With dozens of peaks, world-class rock climbing, parks, preserves, and countless lakes and creeks, the Hudson Valley is a gateway to outdoor adventure. While almost every local town boasts nearby hiking trails, here are a few highlights to seek out this summer.
There is no white water on the lower Esopus Creek below the Ashokan Reservoir, so the Esopus Bend Nature Preserve makes for a peaceful paddling spot. Canoe or kayak at your own pace; stop on a sandbar to go for a swim; or perch and watch for turtles, herons, ducks, and maybe even an eagle. The nearby Saugerties Lighthouse on the Hudson River is an easy addition to your visit. Its unusual house-like design has made it popular with visitors, and it now operates as a popular B&B (book months in advance).
The 200-acre John Burroughs Sanctuary is named for the naturalist who built his retreat, Slabsides, here in 1895. The Sanctuary has no admission fee and offers 4.5 miles of hiking and walking trails. The Ridge Trail takes you on a boardwalk through the celery swamp and up a stone stairway. For a longer hike, Chodikee Trail connects to the adjacent Black Creek State Forest.
The Harlem Valley Rail Trail was built on the footprint of an old train line (New York and Harlem Railroad) in Dutchess and Columbia County. You can still access the trail by train, taking the Harlem line of the Metro-North to the Wassaic station with your bike. The initial section, starting at Wassaic and heading north, is paved, while other sections of the rail trail are currently under development.
Located on the highest part of the Shawangunk Ridge, Sam’s Point features the white quartz conglomerate stone and scrubby dwarf pitch pines that help give this renowned rock-climbing area its distinct character. Sam’s Point is also notable for ice caves located at a natural fault line, as well as for Lake Maratanza (actually a reservoir that supplies drinking water for the town of Ellenville). For an easier hike, try the three-mile loop around the reservoir. Another popular hike is the Verkeerderkill Falls trail, which leads to a waterfall by the same name. Sam’s Point is now part of Minnewaska State Park, and—for a longer day—you can hike into the rest of Minnewaska. For a nearby bite, make your way to New Paltz or to the Mountain Brauhaus (expect to wait for a table).

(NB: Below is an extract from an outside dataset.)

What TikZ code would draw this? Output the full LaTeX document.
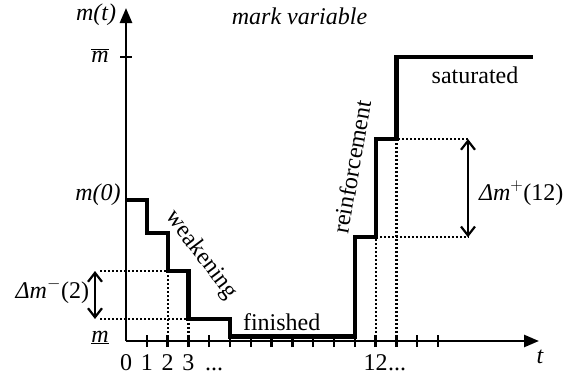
\documentclass[tikz,border=0pt]{standalone}
\usepackage{fontspec}
\setmainfont{Liberation Serif}
\usetikzlibrary{arrows.meta}

\begin{document}
\begin{tikzpicture}[x=1pt,y=1pt,
  font=\fontsize{24}{28}\selectfont,
  axisline/.style={draw=drawColor,line width=2.6pt,-{Triangle[length=15pt,width=12pt]}},
  tickline/.style={draw=drawColor,line width=2.4pt},
  stepline/.style={draw=drawColor,line width=4.2pt,line join=miter},
  guide/.style={draw=drawColor,line width=2.2pt,dash pattern=on 2pt off 2pt},
  span/.style={draw=drawColor,line width=2.2pt,{Straight Barb[length=9pt,width=14pt]}-{Straight Barb[length=9pt,width=14pt]}},
  lbl/.style={text=drawColor,inner sep=0pt,outer sep=0pt}]
\definecolor{fillColor}{RGB}{255,255,255}
\definecolor{drawColor}{RGB}{0,0,0}
\path[use as bounding box,fill=fillColor] (0,0) rectangle (570,376);

% axes
\coordinate (origin) at (126,35);
\coordinate (ytip) at (126,368);
\coordinate (ttip) at (539,35);
\path[axisline] (origin) -- (ytip);
\path[axisline] (origin) -- (ttip);

\path[tickline] (120,319) -- (132,319);

\path[tickline] (146.8,29) -- (146.8,41);
\path[tickline] (167.6,29) -- (167.6,41);
\path[tickline] (188.4,29) -- (188.4,41);
\path[tickline] (209.2,29) -- (209.2,41);
\path[tickline] (230.0,29) -- (230.0,41);
\path[tickline] (250.8,29) -- (250.8,41);
\path[tickline] (271.6,29) -- (271.6,41);
\path[tickline] (292.4,29) -- (292.4,41);
\path[tickline] (313.2,29) -- (313.2,41);
\path[tickline] (334.0,29) -- (334.0,41);
\path[tickline] (354.8,29) -- (354.8,41);
\path[tickline] (375.6,29) -- (375.6,41);
\path[tickline] (396.4,29) -- (396.4,41);
\path[tickline] (417.2,29) -- (417.2,41);
\path[tickline] (438.0,29) -- (438.0,41);

% helper lines
\path[guide] (100,105) -- (167.6,105) -- (167.6,35);
\path[guide] (100,57) -- (188.4,57) -- (188.4,35);
\path[guide] (375.6,35) -- (375.6,138.7) -- (468,138.7);
\path[guide] (396.4,35) -- (396.4,237) -- (468,237);

\coordinate (dmtop) at (95,105);
\coordinate (dmbot) at (95,57);
\path[span] (dmtop) -- (dmbot);
\coordinate (dptop) at (468,237);
\coordinate (dpbot) at (468,138.7);
\path[span] (dptop) -- (dpbot);

% the mark
\path[stepline] (126,176) -- (146.8,176) -- (146.8,142.7) -- (167.6,142.7)
  -- (167.6,105) -- (188.4,105) -- (188.4,57) -- (230,57) -- (230,39.5)
  -- (354.8,39.5) -- (354.8,138.7) -- (375.6,138.7) -- (375.6,237)
  -- (396.4,237) -- (396.4,319) -- (533,319);

% labels
\node[lbl] (mt) at (96,361) {\itshape m(t)};
\node[lbl] (title) at (299.5,360) {\itshape mark variable};
\node[lbl,anchor=base] (mmax) at (100,314) {$\overline{\textit{m}}$};
\node[lbl,anchor=base] (mzero) at (98,176) {\itshape m(0)};
\node[lbl,anchor=base] (mmin) at (100,34) {\underline{\textit{m}}};

\node[lbl,anchor=base] (t0) at (126.0,6) {0};
\node[lbl,anchor=base] (t1) at (146.8,6) {1};
\node[lbl,anchor=base] (t2) at (167.6,6) {2};
\node[lbl,anchor=base] (t3) at (188.4,6) {3};
\node[lbl,anchor=base] (tdots) at (214,6) {...};
\node[lbl,anchor=base] (t12) at (375.6,6) {12};
\node[lbl,anchor=base] (t12dots) at (397,6) {...};
\node[lbl,anchor=base] (taxis) at (540,13) {\itshape t};

\node[lbl,anchor=base east] (dminus) at (89,78) {{\itshape Δm}$^{-}$(2)};
\node[lbl,anchor=base west] (dplus) at (479,176) {{\itshape Δm}$^{+}$(12)};

\node[lbl,rotate=-53] (weak) at (201,121) {weakening};
\node[lbl,rotate=80] (reinf) at (352,209) {reinforcement};
\node[lbl] (fin) at (281.7,54.3) {finished};
\node[lbl] (sat) at (475,301) {saturated};
\end{tikzpicture}
\end{document}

The Mount Beacon Fire Tower rises above the higher south summit, crowning what is easily one of the best hikes around. Standing in the fire tower looking west, you will see the Hudson River, the Newburgh-Beacon Bridge, and the cities of Beacon and Newburgh. At 1,610 feet, this is the highest peak in the Hudson Highlands, taller than the better-known Breakneck Ridge (which you can see if you face south). If you are willing to walk 30 minutes from the train station, you can access this hike without a car. If the walk seems daunting, consider fortifying yourself with a hot fresh doughnut at Glazed Over (315 Main Street).
Clarence Fahnestock Memorial State Park is a 14,000-acre preserve with 50 miles of hiking trails and a large lake open for swimming, fishing, and boating, easily accessible from the Taconic. The sandy Canopus Beach offers rowboat rentals, or you can obtain a license for your own boat. The Appalachian Trail even makes its way through Fahnestock immediately to the west of Lake Canopus for endless hiking opportunities. Or, just east of Canopus, Pelton Pond offers a short, rocky, one-mile loop that can feel surprisingly remote and uncrowded.
Ooms Land Conservancy is a 180-acre park in the town of Chatham in Columbia County. The property features 2.9 miles of hiking trails that loop around the 35-acre Sutherland Pond. From a gazebo at the high point of the park, you can look out west at the Catskill Mountains. With no arduous ascents, this a welcoming place for families with young children. Swimming is not permitted, but you may fish. Leashed dogs are also allowed.
Rhinebeck’s Ferncliff Forest is a 200-acre park featuring old-growth forest, four miles of hiking trails, and a steel tower with sweeping 360-degree views of the Catskills and the Hudson River. Unlike the region’s fire towers, which were once used to observe forest fires, Ferncliff tower was built for hikers. It replaced an earlier structure that was allegedly used as an observation tower to maintain the security of FDR’s home. Camping, mountain biking, and fishing are all permitted within the park.